Easter - You always make me smile. I love your image of bending down to our children's level. Unfortunately I'm at the
get me a ladder so I can look in their eyes stage. :-)

John - Yes, St. Teresa the Little Flower also told us to go to St. Joseph...he never fails to help. He is my favorite male saint... How interesting to think that those words go back to Jacob talking about Joseph in Egypt (one of my favorite musicals "Joseph and the Coat of Many Colors." Thanks again for keeping us informed.

Anonymous said...

I know it is not very accurate for a good Jewish home of the era...

But this is my favorite piously-over-devotional image of the Greatest Foster Father & Christ for the simple fact it has the little dog looking on. I like to imagine the Christ Child having a dog (again, probably not realistic) as I think every boy should have a dog.

Anonymous said...

I came really close to posting this same favorite image yesterday also. I love the tenderness between St.
Joseph and Jesus. Mother Nealis caught a lot of details that may or may not have (but easily could have) been part of their experience.

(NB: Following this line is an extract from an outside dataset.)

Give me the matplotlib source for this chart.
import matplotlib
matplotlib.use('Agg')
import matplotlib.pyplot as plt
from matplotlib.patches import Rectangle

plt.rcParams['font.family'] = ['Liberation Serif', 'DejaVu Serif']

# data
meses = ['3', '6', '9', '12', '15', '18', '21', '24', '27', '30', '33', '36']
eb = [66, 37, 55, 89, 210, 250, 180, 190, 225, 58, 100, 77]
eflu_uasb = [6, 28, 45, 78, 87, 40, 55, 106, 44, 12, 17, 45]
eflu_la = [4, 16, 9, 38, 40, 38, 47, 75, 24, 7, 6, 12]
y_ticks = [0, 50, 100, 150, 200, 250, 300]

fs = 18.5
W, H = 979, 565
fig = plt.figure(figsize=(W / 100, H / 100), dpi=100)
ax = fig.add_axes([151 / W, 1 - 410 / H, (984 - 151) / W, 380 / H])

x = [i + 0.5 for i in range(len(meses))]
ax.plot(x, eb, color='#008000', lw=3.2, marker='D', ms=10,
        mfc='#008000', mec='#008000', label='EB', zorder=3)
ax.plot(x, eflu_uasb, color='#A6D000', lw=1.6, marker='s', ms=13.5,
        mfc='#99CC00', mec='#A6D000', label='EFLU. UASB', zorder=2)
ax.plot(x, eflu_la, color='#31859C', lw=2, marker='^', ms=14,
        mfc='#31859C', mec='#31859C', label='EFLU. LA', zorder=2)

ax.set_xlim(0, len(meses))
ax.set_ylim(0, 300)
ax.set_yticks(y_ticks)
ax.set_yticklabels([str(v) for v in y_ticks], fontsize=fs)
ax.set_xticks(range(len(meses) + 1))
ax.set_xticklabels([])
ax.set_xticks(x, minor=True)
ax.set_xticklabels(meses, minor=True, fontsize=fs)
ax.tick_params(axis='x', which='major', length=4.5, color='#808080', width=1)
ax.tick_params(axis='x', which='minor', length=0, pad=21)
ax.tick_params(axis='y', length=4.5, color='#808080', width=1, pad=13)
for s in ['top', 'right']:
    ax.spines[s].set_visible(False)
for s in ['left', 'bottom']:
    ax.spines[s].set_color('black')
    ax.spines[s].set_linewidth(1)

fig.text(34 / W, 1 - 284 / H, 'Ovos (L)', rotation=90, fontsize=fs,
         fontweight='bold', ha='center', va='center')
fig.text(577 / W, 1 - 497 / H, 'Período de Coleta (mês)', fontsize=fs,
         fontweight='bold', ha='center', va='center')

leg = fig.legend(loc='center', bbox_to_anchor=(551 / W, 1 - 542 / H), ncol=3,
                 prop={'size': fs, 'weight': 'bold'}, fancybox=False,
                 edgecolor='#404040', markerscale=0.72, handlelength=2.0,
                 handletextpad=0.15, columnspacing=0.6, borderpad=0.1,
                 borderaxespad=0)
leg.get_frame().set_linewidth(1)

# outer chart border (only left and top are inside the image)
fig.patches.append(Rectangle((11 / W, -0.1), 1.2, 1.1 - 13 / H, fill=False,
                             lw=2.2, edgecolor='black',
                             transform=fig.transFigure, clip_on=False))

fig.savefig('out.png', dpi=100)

Of course I love the dog. Surely pets were part of the family even then. The bird on the window sill is pretty neat. I also think it's just so much like a child to have one sandal sort of falling off His foot.

Thanks so much for posting this.

Anonymous said...

I loved this card when you posted it before, Micki. I love to see depictions of St Joseph teaching the child Jesus something of his earthly skills; and Jesus' pleasure and peace in interacting with the man who stood so well as His earthly Father. It's lovely. Thank You.
Best Regards, Lynneda

wendybirde said...

Hi Micki,

This has always been one of my favorite of your cards, and i'm so grateful youve shared it. Such warmth there, such a true fatherness...and it also shows the healing side of work too. There is just something SO healing about this image...and even more so about St Joseph : )

Peaceful Weekend, Wendy

Micki said...

To ALL posters - I'm running late and have too much to do so I'll leave a generic post, even though each and every one of you means so much to me.

Thank you for taking the time to share your thoughts. You are the source of encouragement. Blessings to you all.